You may also want to force a PIN to be required to pair with your device, and you know, don’t use 1234 or 0000. It’s also not a BAD idea to turn off Bluetooth if you’re not going to use it, though that’s becoming an increasingly rarer condition for many users these days.
How far can I walk around with my Bluetooth device?
Range is determined by the class of radio and the environment in which it’s working. Most mobile devices have a class 2 radio which can reach up to 10 meters but in practice is somewhere between 5 and 10. Class 1 radios can theoretically go up to 100 meters but in practice get 20-30. There’s also a class 3 radio that has a range of about a meter. And Bluetooth 5 can do some tricks to increase range that we’ll get to later.
While Bluetooth does not need line of sight, walls and other obstacles can cause reflections of the signal that reduce range.
All Bluetooth versions have downward compatibility.
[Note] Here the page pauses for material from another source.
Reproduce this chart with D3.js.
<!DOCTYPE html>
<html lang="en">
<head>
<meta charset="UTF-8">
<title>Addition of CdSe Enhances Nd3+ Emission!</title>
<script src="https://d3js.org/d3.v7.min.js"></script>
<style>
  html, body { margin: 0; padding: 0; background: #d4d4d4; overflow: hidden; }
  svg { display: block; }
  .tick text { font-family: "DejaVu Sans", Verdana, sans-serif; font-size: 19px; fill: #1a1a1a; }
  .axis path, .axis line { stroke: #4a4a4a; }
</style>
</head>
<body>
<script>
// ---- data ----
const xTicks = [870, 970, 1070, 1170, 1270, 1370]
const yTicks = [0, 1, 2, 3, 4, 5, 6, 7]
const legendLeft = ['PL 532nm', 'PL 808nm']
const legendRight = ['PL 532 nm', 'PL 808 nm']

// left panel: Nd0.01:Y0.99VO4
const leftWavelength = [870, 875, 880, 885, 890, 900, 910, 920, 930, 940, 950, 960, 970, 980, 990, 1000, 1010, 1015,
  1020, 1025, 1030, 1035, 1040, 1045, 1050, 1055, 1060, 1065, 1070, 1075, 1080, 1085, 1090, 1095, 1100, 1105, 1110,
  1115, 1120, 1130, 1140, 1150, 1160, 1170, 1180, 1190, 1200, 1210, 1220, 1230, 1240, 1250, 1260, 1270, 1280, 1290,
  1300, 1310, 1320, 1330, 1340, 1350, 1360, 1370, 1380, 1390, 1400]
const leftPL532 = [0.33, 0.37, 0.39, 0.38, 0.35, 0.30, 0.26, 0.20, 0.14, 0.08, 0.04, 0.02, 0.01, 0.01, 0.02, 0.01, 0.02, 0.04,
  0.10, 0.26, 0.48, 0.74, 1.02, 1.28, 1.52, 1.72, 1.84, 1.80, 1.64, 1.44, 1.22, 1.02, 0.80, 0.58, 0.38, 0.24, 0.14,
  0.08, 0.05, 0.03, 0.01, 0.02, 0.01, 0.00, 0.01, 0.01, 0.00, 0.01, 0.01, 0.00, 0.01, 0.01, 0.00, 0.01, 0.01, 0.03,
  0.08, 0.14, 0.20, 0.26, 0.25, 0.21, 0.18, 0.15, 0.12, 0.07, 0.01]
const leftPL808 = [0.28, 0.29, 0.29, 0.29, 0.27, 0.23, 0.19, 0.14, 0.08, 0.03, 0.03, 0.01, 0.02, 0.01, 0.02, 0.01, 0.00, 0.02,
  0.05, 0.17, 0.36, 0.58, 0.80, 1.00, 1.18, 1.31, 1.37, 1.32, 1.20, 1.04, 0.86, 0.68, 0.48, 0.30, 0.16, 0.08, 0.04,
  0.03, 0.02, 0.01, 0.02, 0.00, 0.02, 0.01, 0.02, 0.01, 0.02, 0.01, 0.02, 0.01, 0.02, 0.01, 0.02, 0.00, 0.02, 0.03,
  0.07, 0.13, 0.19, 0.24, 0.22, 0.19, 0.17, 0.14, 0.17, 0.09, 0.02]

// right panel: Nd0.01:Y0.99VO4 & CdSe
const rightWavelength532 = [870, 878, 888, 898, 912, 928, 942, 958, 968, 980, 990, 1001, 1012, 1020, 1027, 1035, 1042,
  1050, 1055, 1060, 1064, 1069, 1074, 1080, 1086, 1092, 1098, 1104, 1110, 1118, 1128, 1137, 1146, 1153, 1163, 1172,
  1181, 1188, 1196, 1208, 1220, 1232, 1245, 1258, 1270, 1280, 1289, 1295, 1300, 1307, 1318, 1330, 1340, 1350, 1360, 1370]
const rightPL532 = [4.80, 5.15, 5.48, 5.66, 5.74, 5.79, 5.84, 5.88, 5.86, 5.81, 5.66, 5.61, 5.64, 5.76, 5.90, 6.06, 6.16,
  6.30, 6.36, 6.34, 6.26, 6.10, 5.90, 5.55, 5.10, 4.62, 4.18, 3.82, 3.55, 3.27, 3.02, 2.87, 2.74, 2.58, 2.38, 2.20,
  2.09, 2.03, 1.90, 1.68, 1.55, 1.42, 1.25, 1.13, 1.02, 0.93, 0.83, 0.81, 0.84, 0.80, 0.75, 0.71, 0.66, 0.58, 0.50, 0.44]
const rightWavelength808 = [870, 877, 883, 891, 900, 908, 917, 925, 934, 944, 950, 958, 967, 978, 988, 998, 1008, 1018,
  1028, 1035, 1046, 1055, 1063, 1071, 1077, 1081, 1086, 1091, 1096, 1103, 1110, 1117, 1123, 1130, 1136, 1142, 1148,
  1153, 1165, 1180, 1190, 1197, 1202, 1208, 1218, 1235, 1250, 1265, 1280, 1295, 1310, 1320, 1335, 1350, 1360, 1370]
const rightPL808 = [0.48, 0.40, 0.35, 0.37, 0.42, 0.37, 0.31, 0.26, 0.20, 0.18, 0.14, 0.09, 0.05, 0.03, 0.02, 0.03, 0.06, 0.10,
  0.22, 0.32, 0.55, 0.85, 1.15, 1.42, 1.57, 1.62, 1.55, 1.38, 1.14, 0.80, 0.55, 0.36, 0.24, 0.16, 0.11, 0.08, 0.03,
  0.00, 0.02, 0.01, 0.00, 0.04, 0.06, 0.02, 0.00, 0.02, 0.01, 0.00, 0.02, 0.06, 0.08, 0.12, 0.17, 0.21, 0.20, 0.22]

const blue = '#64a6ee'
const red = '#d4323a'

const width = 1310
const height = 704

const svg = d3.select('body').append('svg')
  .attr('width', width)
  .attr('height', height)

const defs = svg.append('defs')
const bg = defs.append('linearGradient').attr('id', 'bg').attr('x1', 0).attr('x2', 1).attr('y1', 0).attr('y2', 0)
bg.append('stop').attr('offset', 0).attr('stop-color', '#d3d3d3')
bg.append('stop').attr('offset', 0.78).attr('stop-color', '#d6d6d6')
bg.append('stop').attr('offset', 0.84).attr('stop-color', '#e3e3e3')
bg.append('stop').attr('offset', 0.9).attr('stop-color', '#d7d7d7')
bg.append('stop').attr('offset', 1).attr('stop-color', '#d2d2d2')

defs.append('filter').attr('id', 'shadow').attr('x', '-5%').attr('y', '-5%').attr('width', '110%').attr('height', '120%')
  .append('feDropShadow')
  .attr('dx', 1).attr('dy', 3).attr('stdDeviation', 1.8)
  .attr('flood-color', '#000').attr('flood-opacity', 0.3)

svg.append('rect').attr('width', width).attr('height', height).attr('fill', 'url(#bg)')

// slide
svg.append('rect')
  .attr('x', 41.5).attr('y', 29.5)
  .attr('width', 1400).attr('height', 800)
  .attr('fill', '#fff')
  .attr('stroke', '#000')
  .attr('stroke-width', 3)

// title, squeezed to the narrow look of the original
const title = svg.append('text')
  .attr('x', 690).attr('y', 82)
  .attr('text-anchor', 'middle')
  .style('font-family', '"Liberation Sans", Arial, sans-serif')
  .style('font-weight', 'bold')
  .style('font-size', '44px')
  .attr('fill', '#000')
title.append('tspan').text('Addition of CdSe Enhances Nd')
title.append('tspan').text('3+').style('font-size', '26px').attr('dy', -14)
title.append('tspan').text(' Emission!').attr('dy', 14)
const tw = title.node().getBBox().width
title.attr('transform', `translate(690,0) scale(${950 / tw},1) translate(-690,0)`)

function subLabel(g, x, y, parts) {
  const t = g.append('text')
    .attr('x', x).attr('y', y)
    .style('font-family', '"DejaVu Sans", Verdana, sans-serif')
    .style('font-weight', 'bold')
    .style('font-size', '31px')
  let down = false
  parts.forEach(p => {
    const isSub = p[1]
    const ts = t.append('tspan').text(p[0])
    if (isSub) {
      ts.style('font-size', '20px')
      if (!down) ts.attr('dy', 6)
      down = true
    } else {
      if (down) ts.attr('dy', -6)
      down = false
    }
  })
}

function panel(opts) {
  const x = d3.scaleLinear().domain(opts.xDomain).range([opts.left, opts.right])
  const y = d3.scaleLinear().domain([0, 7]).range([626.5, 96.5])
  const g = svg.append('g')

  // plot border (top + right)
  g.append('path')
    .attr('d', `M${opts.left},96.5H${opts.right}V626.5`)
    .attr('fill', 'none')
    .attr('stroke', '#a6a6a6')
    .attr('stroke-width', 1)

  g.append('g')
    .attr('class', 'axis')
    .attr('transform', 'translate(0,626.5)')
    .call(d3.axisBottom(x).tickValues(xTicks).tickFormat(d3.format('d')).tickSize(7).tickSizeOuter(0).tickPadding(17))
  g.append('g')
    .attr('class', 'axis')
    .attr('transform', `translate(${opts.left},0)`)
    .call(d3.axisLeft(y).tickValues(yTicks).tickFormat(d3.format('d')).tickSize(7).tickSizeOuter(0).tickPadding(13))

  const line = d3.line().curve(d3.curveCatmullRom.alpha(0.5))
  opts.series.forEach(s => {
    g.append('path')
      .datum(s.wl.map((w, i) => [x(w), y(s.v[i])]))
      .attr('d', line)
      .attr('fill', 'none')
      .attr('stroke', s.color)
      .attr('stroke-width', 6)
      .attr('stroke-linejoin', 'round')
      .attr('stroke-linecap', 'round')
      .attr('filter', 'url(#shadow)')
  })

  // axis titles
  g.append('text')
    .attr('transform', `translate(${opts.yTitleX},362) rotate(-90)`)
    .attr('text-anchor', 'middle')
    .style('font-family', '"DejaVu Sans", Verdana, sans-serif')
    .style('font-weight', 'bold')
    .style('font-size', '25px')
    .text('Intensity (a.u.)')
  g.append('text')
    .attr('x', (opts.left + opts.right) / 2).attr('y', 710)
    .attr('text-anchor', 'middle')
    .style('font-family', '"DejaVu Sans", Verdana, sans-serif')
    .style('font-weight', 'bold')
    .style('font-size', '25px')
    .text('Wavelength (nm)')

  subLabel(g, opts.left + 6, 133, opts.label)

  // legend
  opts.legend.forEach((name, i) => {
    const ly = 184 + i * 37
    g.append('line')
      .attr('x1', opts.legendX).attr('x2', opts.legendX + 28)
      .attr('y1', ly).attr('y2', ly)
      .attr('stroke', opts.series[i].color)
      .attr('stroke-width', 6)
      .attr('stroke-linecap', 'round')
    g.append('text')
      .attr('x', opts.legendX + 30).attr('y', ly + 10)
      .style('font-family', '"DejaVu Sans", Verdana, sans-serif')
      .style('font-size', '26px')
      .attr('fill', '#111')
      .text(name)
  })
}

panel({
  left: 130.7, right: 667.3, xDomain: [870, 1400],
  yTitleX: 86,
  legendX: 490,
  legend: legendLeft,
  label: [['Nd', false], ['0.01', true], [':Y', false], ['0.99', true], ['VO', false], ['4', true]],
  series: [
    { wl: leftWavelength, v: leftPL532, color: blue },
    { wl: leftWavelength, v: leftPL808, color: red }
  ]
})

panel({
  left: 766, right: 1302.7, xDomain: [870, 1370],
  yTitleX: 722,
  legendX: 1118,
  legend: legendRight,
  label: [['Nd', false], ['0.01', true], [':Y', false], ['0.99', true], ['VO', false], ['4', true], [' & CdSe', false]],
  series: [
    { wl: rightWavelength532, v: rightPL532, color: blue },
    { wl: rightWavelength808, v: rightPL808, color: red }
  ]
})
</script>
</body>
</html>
Hardware with the newest version can work with all older versions.
Here’s some of the highlights of the versions.
Bluetooth BR/EDR which stands for for Basic Rate/Enhanced Data Rate came along with Bluetooth Version 2.1 offering simpler connectivity and better security.
Bluetooth 3.0 increased how fast data could be transferred and lowered power consumption.
Bluetooth 4 made Low Energy – aka Bluetooth LE– a priority, meaning you don’t have to worry anymore about whether your Bluetooth devices support it or not
Bluetooth 4.2 sent data at up to 1 megabit per second.
Bluetooth 5 increased that to 2 megabits per second.
Bluetooth 5 also increased the range the radios could achieve to up to 400 meters. Sort of. It does this by reducing the data rate so there’s more power behind each bit making it easier to detect. So a developer would have to choose to sacrifice bandwidth to increase the range, meaning this extended range is most common in Internet of Things devices – low bandwidth stuff like a door lock for instance. It’s also why I didn’t include the longer range in the description of the radios earlier. Of course Bluetooth 5 can also use its higher energy to transmit twice the data over a shorter range, hence the faster 2 megabits per second.
OK more recently
Bluetooth 5.2 was published on December 31, 2019 added features for Low Energy for Bluetooth LE, including Bluetooth LE Audio.
Bluetooth 5.3 was published on July 13, 2021 with a few improvements you won’t likely see in your day to day life but make developer’s lives easier.
And that’s Bluetooth.
I hope this helps you understand a little about how your wireless mouse and your ear buds work.
In other words I hope now you know a little more about Bluetooth.